**What you are asked to do**
Copy exactly, please, the lines of the data from its start through the line containing "import plotly.graph_objects as go".

**Given material**
Start
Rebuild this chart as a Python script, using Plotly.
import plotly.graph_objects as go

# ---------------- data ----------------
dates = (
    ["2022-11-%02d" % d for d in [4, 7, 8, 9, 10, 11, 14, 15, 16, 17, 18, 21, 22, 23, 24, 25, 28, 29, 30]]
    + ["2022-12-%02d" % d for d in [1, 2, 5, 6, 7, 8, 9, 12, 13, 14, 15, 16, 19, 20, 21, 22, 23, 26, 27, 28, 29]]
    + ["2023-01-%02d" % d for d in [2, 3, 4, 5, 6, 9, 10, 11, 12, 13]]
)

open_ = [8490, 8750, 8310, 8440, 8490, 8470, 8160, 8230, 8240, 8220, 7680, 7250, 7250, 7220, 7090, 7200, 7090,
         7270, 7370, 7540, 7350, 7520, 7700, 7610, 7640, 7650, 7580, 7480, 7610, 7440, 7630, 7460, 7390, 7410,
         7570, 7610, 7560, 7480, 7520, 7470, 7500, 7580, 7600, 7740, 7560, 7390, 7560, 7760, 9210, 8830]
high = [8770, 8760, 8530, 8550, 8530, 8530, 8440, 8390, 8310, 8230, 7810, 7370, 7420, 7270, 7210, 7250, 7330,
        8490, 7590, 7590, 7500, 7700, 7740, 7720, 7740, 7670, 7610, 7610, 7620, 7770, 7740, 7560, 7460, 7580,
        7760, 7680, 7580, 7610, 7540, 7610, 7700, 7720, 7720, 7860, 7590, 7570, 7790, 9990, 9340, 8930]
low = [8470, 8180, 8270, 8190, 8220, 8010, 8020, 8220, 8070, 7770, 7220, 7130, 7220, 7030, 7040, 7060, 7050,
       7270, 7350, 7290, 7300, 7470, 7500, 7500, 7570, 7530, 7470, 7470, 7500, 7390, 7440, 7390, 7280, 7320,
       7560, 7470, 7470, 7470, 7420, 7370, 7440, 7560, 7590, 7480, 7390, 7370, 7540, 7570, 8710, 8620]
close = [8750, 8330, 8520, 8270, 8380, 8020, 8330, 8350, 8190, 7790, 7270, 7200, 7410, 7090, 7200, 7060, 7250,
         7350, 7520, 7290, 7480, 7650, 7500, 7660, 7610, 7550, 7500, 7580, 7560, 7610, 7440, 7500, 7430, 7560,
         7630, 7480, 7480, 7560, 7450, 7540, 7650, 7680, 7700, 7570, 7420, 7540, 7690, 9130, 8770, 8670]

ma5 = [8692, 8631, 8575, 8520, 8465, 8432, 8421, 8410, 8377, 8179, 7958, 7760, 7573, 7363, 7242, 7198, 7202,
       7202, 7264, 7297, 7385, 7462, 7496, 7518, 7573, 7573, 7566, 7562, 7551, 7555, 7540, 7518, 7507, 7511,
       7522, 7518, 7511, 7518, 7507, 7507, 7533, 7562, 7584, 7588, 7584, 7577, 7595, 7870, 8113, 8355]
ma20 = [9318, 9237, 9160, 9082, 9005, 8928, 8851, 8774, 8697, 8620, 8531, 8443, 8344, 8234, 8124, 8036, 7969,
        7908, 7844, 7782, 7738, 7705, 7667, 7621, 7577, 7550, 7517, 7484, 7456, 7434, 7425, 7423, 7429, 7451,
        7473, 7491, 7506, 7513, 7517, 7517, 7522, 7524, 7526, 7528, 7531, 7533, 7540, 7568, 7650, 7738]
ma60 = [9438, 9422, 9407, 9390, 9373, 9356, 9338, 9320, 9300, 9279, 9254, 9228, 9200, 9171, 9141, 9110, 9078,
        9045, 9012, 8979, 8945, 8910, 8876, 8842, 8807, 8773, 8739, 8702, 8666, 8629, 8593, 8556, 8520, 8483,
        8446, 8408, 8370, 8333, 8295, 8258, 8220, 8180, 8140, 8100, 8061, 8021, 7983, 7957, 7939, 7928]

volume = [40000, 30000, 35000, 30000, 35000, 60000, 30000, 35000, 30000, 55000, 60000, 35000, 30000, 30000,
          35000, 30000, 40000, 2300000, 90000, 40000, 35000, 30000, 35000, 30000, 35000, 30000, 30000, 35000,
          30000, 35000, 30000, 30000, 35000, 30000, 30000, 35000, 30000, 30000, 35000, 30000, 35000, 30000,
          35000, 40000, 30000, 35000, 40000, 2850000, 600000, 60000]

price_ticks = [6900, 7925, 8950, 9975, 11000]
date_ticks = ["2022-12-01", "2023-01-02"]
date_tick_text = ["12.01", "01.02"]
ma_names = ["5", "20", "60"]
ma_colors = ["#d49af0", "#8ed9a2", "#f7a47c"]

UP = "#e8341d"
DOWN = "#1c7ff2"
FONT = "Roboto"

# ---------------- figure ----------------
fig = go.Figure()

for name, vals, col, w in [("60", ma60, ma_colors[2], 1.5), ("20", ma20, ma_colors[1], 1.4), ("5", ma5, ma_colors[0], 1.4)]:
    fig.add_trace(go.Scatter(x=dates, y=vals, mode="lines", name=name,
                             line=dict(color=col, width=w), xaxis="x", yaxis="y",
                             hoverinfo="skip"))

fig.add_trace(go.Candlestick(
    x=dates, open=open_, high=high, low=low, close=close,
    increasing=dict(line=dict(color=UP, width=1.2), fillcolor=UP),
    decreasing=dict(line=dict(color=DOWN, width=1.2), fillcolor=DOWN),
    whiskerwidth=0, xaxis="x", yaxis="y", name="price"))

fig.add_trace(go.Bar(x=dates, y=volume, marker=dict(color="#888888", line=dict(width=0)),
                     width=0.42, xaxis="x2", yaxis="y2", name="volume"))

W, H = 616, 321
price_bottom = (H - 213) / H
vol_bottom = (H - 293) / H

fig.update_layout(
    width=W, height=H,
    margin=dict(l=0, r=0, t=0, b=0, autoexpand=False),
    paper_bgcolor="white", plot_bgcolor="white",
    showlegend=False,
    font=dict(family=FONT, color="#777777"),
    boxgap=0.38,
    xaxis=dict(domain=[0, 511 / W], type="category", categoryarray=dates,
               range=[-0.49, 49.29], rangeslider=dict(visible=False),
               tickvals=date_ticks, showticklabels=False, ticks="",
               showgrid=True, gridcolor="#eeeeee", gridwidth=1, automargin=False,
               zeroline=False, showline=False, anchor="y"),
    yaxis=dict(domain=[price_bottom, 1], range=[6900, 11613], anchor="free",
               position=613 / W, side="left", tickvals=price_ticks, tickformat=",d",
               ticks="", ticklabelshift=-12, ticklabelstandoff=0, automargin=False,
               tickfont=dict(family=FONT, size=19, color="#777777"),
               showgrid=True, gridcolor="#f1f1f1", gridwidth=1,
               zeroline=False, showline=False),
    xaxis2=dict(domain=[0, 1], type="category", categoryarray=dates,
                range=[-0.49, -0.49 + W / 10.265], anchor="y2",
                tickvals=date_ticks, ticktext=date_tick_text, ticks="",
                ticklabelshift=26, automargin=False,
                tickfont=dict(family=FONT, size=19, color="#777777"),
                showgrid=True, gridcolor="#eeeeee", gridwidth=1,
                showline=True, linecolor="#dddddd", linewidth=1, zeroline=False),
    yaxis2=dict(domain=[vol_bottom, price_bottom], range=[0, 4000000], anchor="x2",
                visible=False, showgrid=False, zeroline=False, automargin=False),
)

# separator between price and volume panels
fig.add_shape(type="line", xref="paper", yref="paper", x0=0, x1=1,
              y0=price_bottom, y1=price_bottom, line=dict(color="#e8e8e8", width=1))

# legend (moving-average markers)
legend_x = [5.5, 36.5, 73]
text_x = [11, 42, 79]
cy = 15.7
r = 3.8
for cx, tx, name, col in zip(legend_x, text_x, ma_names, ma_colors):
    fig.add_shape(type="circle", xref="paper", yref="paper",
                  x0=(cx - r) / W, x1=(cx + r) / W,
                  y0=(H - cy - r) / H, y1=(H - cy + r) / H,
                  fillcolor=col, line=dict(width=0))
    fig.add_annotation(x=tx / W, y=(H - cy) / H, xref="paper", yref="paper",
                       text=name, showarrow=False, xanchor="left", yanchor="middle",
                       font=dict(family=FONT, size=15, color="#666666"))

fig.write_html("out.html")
End
**The solution**
Rebuild this chart as a Python script, using Plotly.
import plotly.graph_objects as go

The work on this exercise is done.